**Material provided**:
*****
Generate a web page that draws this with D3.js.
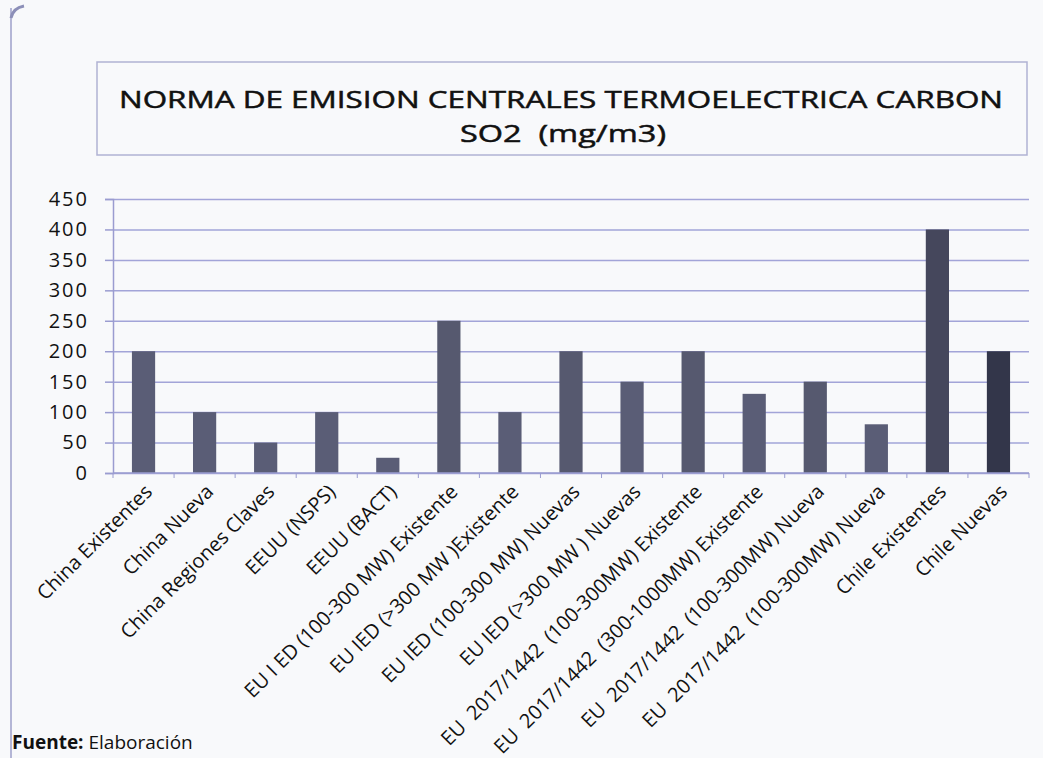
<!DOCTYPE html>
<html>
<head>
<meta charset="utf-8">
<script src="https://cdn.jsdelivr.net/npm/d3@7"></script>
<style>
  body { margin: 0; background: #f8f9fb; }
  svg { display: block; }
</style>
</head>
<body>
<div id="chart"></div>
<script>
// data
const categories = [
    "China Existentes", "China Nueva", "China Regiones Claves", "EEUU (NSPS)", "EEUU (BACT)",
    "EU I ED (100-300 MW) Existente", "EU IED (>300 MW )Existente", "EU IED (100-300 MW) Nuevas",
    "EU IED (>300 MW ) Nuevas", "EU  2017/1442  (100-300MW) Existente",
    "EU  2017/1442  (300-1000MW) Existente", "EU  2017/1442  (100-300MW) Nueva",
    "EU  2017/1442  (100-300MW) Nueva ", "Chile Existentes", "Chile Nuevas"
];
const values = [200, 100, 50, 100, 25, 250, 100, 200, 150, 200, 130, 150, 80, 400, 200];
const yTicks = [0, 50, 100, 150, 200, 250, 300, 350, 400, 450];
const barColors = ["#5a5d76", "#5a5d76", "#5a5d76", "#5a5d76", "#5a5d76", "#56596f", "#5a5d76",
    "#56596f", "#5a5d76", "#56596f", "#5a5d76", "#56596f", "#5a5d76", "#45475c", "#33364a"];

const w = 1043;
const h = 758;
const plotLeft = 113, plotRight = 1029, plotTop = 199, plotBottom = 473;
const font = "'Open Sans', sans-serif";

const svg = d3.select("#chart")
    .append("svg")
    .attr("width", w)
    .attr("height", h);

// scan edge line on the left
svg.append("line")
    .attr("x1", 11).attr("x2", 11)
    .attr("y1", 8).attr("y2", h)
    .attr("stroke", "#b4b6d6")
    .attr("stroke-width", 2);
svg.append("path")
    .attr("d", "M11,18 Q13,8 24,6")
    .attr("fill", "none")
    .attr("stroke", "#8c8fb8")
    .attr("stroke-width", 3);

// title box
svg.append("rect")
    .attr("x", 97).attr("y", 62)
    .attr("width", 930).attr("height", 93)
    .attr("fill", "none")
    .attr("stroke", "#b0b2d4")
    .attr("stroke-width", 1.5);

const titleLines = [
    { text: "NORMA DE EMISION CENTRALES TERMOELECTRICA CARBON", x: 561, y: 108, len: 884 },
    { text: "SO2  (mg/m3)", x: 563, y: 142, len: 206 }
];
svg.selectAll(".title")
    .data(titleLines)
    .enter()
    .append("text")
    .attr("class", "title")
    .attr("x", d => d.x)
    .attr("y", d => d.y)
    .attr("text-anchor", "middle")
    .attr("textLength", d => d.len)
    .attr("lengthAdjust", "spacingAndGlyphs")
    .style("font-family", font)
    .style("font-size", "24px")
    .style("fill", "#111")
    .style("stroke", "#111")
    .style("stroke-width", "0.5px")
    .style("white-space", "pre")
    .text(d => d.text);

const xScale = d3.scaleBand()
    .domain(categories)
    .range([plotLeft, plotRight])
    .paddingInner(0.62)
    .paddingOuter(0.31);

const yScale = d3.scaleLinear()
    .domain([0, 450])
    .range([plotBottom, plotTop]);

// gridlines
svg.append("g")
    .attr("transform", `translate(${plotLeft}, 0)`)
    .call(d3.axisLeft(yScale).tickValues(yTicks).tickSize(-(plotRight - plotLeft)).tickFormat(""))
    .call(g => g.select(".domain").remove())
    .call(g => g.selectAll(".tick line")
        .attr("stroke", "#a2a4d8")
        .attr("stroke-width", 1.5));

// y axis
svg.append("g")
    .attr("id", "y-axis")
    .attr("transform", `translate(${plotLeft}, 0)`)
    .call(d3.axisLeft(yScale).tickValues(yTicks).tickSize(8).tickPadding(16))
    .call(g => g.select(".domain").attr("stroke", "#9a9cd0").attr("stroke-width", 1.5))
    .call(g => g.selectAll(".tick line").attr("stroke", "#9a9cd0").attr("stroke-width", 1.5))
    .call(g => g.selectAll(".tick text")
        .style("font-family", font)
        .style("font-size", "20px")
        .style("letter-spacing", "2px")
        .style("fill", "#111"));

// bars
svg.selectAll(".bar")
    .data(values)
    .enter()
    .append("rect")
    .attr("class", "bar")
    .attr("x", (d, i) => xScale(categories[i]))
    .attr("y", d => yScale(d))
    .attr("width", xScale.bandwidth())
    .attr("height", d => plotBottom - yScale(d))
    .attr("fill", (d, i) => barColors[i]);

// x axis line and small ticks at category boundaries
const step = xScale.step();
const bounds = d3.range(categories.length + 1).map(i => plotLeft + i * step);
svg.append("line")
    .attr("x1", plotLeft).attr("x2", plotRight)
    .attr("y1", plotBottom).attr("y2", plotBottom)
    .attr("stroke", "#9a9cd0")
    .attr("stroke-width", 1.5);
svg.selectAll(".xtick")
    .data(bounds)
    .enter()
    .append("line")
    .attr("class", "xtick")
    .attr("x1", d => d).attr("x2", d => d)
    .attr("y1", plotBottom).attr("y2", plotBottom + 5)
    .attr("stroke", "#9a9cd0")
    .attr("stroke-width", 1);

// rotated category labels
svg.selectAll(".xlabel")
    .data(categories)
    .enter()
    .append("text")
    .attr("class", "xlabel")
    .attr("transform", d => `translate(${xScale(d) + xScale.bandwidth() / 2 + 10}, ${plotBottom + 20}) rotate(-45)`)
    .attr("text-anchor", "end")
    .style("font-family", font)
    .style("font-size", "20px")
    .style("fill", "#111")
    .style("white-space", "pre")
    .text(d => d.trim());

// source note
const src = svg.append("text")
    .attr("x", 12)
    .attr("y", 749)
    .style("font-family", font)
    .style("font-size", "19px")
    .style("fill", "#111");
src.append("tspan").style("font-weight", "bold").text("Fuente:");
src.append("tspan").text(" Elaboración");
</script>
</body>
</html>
*****
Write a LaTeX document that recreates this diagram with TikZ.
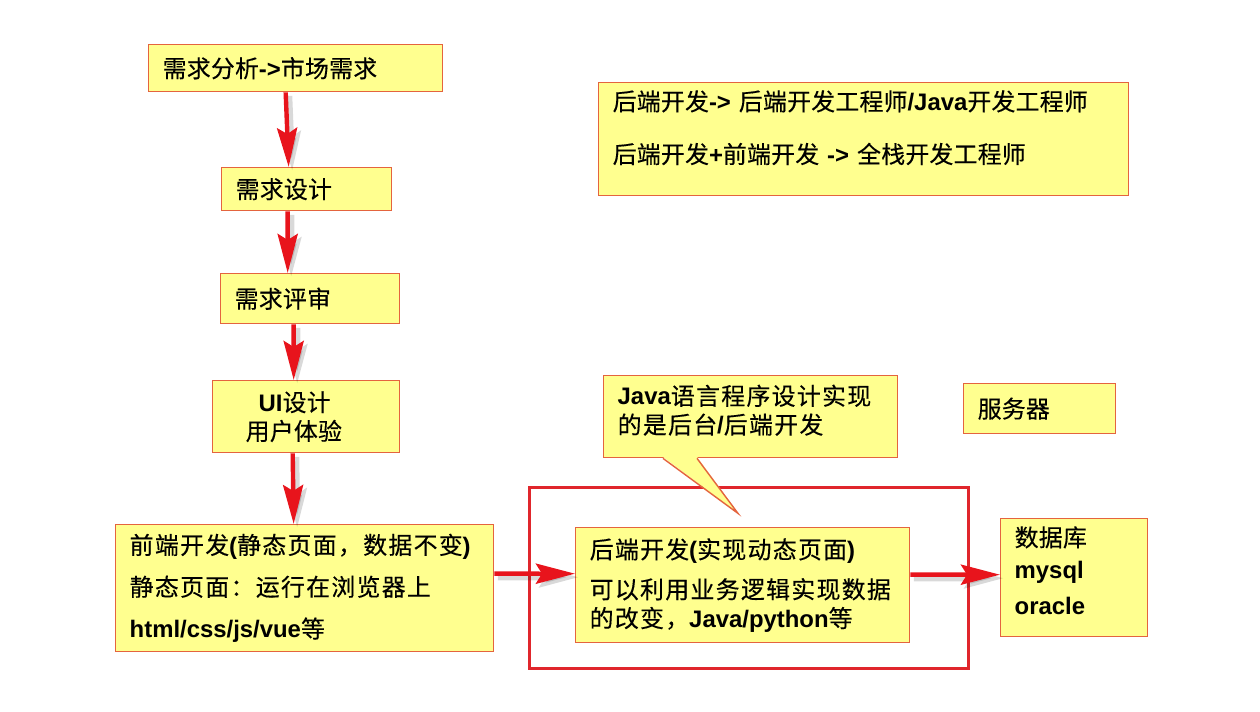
*****
**What to produce**:
Return the lines of the records that include the string "with".

**Complete response**:
Generate a web page that draws this with D3.js.
Write a LaTeX document that recreates this diagram with TikZ.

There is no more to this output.